S.A. MUSLIMS STILL FEEL THE STING OF ISOLATION
A block away from such commercial icons as Haverty's and Home Depot sits a typical house on a secluded 2-acre property with a basketball hoop standing on an asphalt parking lot.
Here, on Friday afternoons, South Asian Muslims re-create the atmosphere of their native countries at this 1-year-old mosque near De Zavala Road and Interstate 10. During one sermon this summer, Imam Abdul Wahid described the direction they, as a congregation, should take.
"We need to stop being so isolated," he said. "We need to contact our employers and tell them we are Muslim. We need to talk to our neighbors. There is an uncomfortable feeling that it creates when you remain isolated."

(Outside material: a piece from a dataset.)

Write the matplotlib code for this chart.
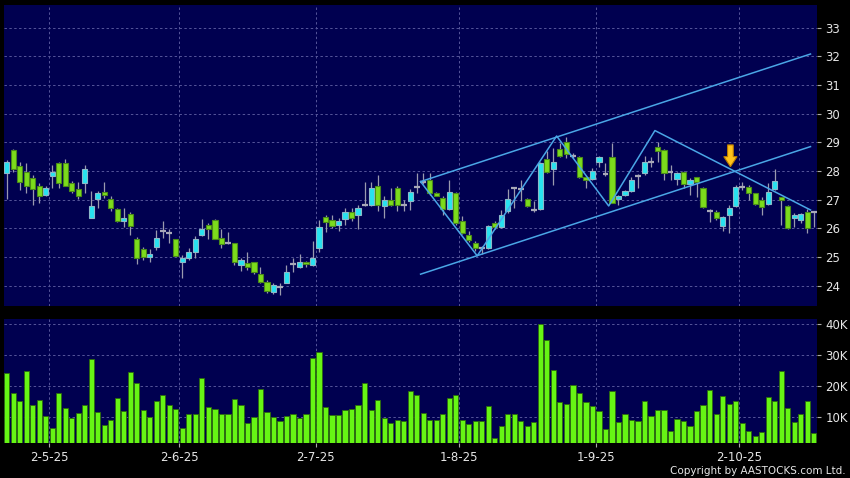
import matplotlib
matplotlib.use('Agg')
import matplotlib.pyplot as plt
import numpy as np
from matplotlib.patches import FancyArrow

# ---------------- data ----------------
opens = [27.92, 28.73, 28.18, 27.98, 27.75, 27.46, 27.15, 27.81, 28.27, 28.27,
         27.57, 27.37, 27.57, 26.35, 27.02, 27.26, 27.02, 26.67, 26.24, 26.51,
         25.64, 25.28, 25.00, 25.35, 25.89, 25.82, 25.61, 24.83, 24.98, 25.19,
         25.78, 26.11, 26.30, 25.67, 25.49, 25.49, 24.72, 24.80, 24.81, 24.39,
         24.11, 23.79, 23.94, 24.10, 24.74, 24.64, 24.83, 24.72, 25.30, 26.40,
         26.30, 26.11, 26.33, 26.57, 26.45, 26.82, 26.82, 27.48, 26.79, 27.00,
         27.40, 26.82, 26.94, 27.43, 27.63, 27.69, 27.23, 27.05, 26.67, 27.23,
         26.27, 25.75, 25.50, 25.32, 25.30, 26.17, 26.05, 26.59, 27.40, 27.38,
         27.02, 26.65, 26.67, 28.41, 28.06, 28.76, 29.00, 28.54, 28.50, 27.78,
         27.71, 28.30, 27.90, 28.50, 27.02, 27.17, 27.31, 27.83, 27.92, 28.33,
         28.85, 28.72, 27.95, 27.71, 27.95, 27.55, 27.78, 27.40, 26.62, 26.58,
         26.09, 26.47, 26.78, 27.45, 27.45, 27.22, 26.99, 26.85, 27.36, 27.10,
         26.79, 26.35, 26.29, 26.58, 26.58]
highs = [28.39, 28.77, 28.33, 28.27, 27.86, 27.57, 27.49, 28.21, 28.33, 28.42,
         27.66, 27.63, 28.21, 27.31, 27.29, 27.60, 27.13, 26.71, 26.71, 26.56,
         25.69, 25.35, 25.28, 25.93, 26.27, 25.98, 25.63, 25.06, 25.33, 25.73,
         26.34, 26.19, 26.34, 25.96, 25.88, 25.49, 24.98, 25.16, 24.81, 24.64,
         24.20, 24.08, 24.08, 24.72, 24.98, 25.10, 24.87, 25.56, 26.30, 26.48,
         26.45, 26.36, 26.71, 26.71, 26.82, 27.63, 27.61, 27.86, 27.11, 27.40,
         27.46, 27.00, 27.37, 27.92, 27.92, 27.92, 27.28, 27.11, 27.69, 27.26,
         26.42, 25.90, 25.55, 25.38, 26.10, 26.25, 26.65, 27.37, 27.45, 27.69,
         27.05, 26.94, 28.33, 28.68, 28.79, 28.97, 29.20, 28.62, 28.52, 27.80,
         28.10, 28.52, 28.27, 28.97, 27.17, 27.34, 27.78, 27.90, 28.52, 28.50,
         29.02, 28.75, 28.21, 27.98, 28.01, 27.74, 27.80, 27.45, 26.66, 26.64,
         26.43, 26.81, 27.51, 27.63, 27.51, 27.24, 27.10, 27.57, 28.06, 27.10,
         26.81, 26.52, 26.52, 26.66, 26.62]
lows = [27.02, 27.98, 27.34, 27.23, 26.82, 26.90, 27.11, 27.40, 27.40, 27.46,
        27.23, 27.03, 27.23, 26.35, 26.71, 27.05, 26.59, 26.21, 26.06, 25.76,
        24.74, 24.91, 24.82, 25.26, 25.65, 25.50, 25.02, 24.25, 24.89, 24.98,
        25.74, 25.64, 25.62, 25.33, 25.45, 24.72, 24.51, 24.54, 24.39, 24.08,
        23.73, 23.71, 23.67, 24.08, 24.49, 24.60, 24.64, 24.69, 25.18, 25.88,
        26.00, 25.90, 26.10, 26.25, 25.98, 26.77, 26.79, 26.59, 26.36, 26.77,
        26.59, 26.62, 26.63, 27.23, 27.55, 27.17, 27.11, 26.48, 26.65, 26.13,
        25.79, 25.52, 25.21, 25.09, 25.27, 25.98, 26.01, 26.55, 26.71, 26.94,
        26.74, 26.56, 26.65, 27.92, 27.52, 28.48, 28.45, 28.47, 27.75, 27.40,
        27.69, 28.15, 27.84, 26.88, 26.82, 27.13, 27.26, 27.40, 27.86, 28.13,
        28.33, 27.70, 27.69, 27.51, 27.40, 27.16, 27.10, 26.70, 26.23, 26.29,
        25.92, 25.83, 26.76, 27.34, 26.99, 26.81, 26.47, 26.81, 27.34, 26.12,
        25.98, 26.06, 26.17, 25.83, 26.06]
closes = [28.30, 28.06, 27.63, 27.49, 27.37, 27.11, 27.40, 27.96, 27.57, 27.49,
          27.29, 27.11, 28.06, 26.79, 27.23, 27.16, 26.71, 26.24, 26.36, 26.07,
          24.97, 25.00, 25.11, 25.66, 25.89, 25.82, 25.04, 24.98, 25.19, 25.64,
          25.99, 25.99, 25.64, 25.45, 25.49, 24.81, 24.91, 24.64, 24.46, 24.11,
          23.81, 24.02, 23.94, 24.46, 24.74, 24.83, 24.74, 24.98, 26.05, 26.22,
          26.08, 26.25, 26.57, 26.36, 26.71, 26.82, 27.40, 26.82, 27.00, 26.82,
          26.82, 26.82, 27.26, 27.43, 27.63, 27.23, 27.13, 26.67, 27.26, 26.17,
          25.84, 25.58, 25.30, 25.32, 26.07, 26.05, 26.47, 27.02, 27.40, 27.38,
          26.79, 26.65, 28.27, 27.96, 28.33, 28.52, 28.60, 28.54, 27.78, 27.69,
          28.00, 28.48, 27.90, 26.90, 27.13, 27.29, 27.67, 27.83, 28.33, 28.33,
          28.68, 27.92, 27.95, 27.92, 27.55, 27.69, 27.60, 26.73, 26.62, 26.35,
          26.38, 26.70, 27.43, 27.45, 27.22, 26.85, 26.73, 27.28, 27.66, 26.99,
          26.02, 26.47, 26.49, 26.00, 26.58]
volumes_k = [24.4, 17.7, 15.1, 24.8, 14.0, 15.5, 10.4, 6.6, 17.8, 13.0,
             9.7, 11.4, 13.9, 28.7, 11.6, 7.6, 9.1, 16.2, 12.0, 24.6,
             21.0, 12.3, 10.2, 15.4, 17.2, 13.9, 12.8, 6.5, 11.2, 10.9,
             22.7, 13.4, 12.7, 10.9, 11.0, 15.9, 14.1, 8.2, 10.2, 19.0,
             11.6, 10.2, 8.8, 10.4, 11.1, 9.7, 11.2, 29.1, 31.0, 13.3,
             10.6, 10.6, 12.5, 12.6, 13.9, 21.2, 12.3, 15.6, 9.9, 8.3,
             9.2, 8.9, 18.5, 17.2, 11.5, 9.1, 9.1, 11.0, 16.2, 17.2,
             9.1, 7.7, 8.8, 8.8, 13.5, 3.4, 7.2, 10.9, 11.2, 8.8,
             7.3, 8.4, 40.0, 35.0, 25.1, 14.9, 14.2, 20.4, 17.9, 15.0,
             13.7, 12.0, 6.2, 18.6, 8.6, 11.1, 9.0, 8.9, 15.1, 10.5,
             12.3, 12.2, 5.7, 9.4, 8.9, 7.2, 12.0, 14.0, 18.8, 11.1,
             16.8, 14.4, 15.1, 8.3, 5.7, 4.0, 5.4, 16.5, 15.4, 24.8,
             12.9, 8.6, 11.1, 15.3, 5.0]

date_labels = ['2-5-25', '2-6-25', '2-7-25', '1-8-25', '1-9-25', '2-10-25']
date_pos = [6.5, 26.5, 47.5, 69.5, 90.5, 112.5]
price_ticks = [24, 25, 26, 27, 28, 29, 30, 31, 32, 33]
vol_ticks_k = [10, 20, 30, 40]

channel_x = [63.6, 123.5]
channel_upper_y = [27.63, 32.08]
channel_lower_y = [24.40, 28.85]
zigzag_x = [63.6, 72.3, 84.5, 92.5, 99.6, 123.5]
zigzag_y = [27.63, 25.04, 29.22, 26.78, 29.41, 26.64]
arrow_x, arrow_top, arrow_tip = 111.2, 28.91, 28.15

# ---------------- style ----------------
BG = '#000050'
GRID = '#55559a'
TXT = '#e6e6e6'
UP_FC, UP_EC = '#27e2f0', '#8cb8c8'
DN_FC, DN_EC = '#7cdc1c', '#4a8a1a'
DOJI = '#a8a8b8'
WICK = '#9a9aae'
VOL_FC, VOL_EC = '#66f514', '#2c6a0e'
LINE = '#4aa6e6'

o = np.array(opens); h = np.array(highs); l = np.array(lows); c = np.array(closes)
idx = np.arange(len(o))
vol = np.array(volumes_k) * 1000

fig = plt.figure(figsize=(8.5, 4.78), dpi=100, facecolor='black')
ax = fig.add_axes([4/850, 1-306/478, 813/850, 301/478], facecolor=BG)
axv = fig.add_axes([4/850, 1-443/478, 813/850, 124/478], facecolor=BG, sharex=ax)

for a in (ax, axv):
    for s in a.spines.values():
        s.set_visible(False)
    a.set_axisbelow(True)

# grid
ax.set_xlim(-0.4, 124.5)
ax.set_ylim(23.29, 33.79)
axv.set_ylim(1700, 41700)
ax.set_yticks(price_ticks)
axv.set_yticks([v*1000 for v in vol_ticks_k])
axv.set_yticklabels([f'{v}K' for v in vol_ticks_k])
ax.set_xticks(date_pos)
axv.set_xticks(date_pos)
axv.set_xticklabels(date_labels)
plt.setp(ax.get_xticklabels(), visible=False)
for a in (ax, axv):
    a.grid(True, color=GRID, linestyle=(0, (2.5, 2.5)), linewidth=0.7)
    a.yaxis.tick_right()
    a.tick_params(axis='y', length=3, width=0.8, color='#aaaaaa', pad=3,
                  labelsize=8.5, labelcolor=TXT)
ax.tick_params(axis='x', length=0)
axv.tick_params(axis='x', length=3, width=0.8, color='#aaaaaa', pad=3,
                labelsize=8.5, labelcolor=TXT)

# candles
up = c > o
dn = c < o
dj = c == o
ax.vlines(idx, l, h, color=WICK, linewidth=0.9, zorder=2)
ax.bar(idx[up], (c - o)[up], bottom=o[up], width=0.8, color=UP_FC,
       edgecolor=UP_EC, linewidth=0.8, zorder=3)
ax.bar(idx[dn], (o - c)[dn], bottom=c[dn], width=0.8, color=DN_FC,
       edgecolor=DN_EC, linewidth=0.8, zorder=3)
ax.hlines(c[dj], idx[dj] - 0.45, idx[dj] + 0.45, color=DOJI, linewidth=1.6, zorder=3)

# trend lines
ax.plot(channel_x, channel_upper_y, color=LINE, linewidth=1.1, zorder=4)
ax.plot(channel_x, channel_lower_y, color=LINE, linewidth=1.1, zorder=4)
ax.plot(zigzag_x, zigzag_y, color=LINE, linewidth=1.1, zorder=4)

# arrow
ax.add_patch(FancyArrow(arrow_x, arrow_top, 0, arrow_tip - arrow_top, width=0.88,
                        head_width=2.04, head_length=0.35, length_includes_head=True,
                        fc='#ffc21a', ec='#b87a00', linewidth=0.8, zorder=6))

# volume
axv.bar(idx, vol, width=0.8, bottom=0, color=VOL_FC, edgecolor=VOL_EC,
        linewidth=0.6, zorder=3)

fig.text(846/850, 1-471/478, 'Copyright by AASTOCKS.com Ltd.', color=TXT,
         fontsize=7.5, ha='right', va='center')

fig.savefig('out.png', dpi=100, facecolor='black')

Five years after the 9-11 attacks, Wahid's comments sum up how local Muslims still struggle to find their place in American society.
Memories of retaliation nationwide and in San Antonio linger and trigger caution, they say, whether they're boarding a plane, running their businesses or debating critics of Islam.
The tension often stems from a lack of understanding how diverse the 1.2 billion Muslims in the world are, local leaders say.
They are an eclectic mix: native-born Americans, immigrants, Arabs and non-Arabs whose faith reflects a variety of sects and branches, just like Judaism and Christianity.
Further complicating favorable relations for most Muslim Americans is their political support for the Palestinian cause in the Middle East. It puts them at odds with America's longstanding support of Israel and sometimes provokes critics to call them disloyal when they express their views in public.
They also are under intense scrutiny by the growing evangelical movement Christian Zionism, dedicated to the protection of Israel and whose leadership includes many San Antonio Christians.
Still, not all the problems since 9-11 lie outside the Islamic community, many Muslims say.
"I think most Muslims are busy with their own issues, family and work," said Veysel Demir from the Institute of Interfaith Dialog, a Turkish Muslim group at the University of Texas at San Antonio that meets with people of different faiths. "It's not that they're not open to doing more. There's just not that much time remaining in the day. Still, I want to do more."
The 9-11 attacks highlighted not only how little the American public knew about Islam, but also how little Muslim Americans knew about other religions, said Ruquayya Khan, a Muslim and a professor of Islam at Trinity University.
"The mantra after 9-11 that Islam is about peace is OK on a surface level for a certain time, but now Muslims need to go beyond that," she said. "Interfaith work is fine and dandy, but it won't go far if Muslims don't really try to learn about Jewish and Christian faiths."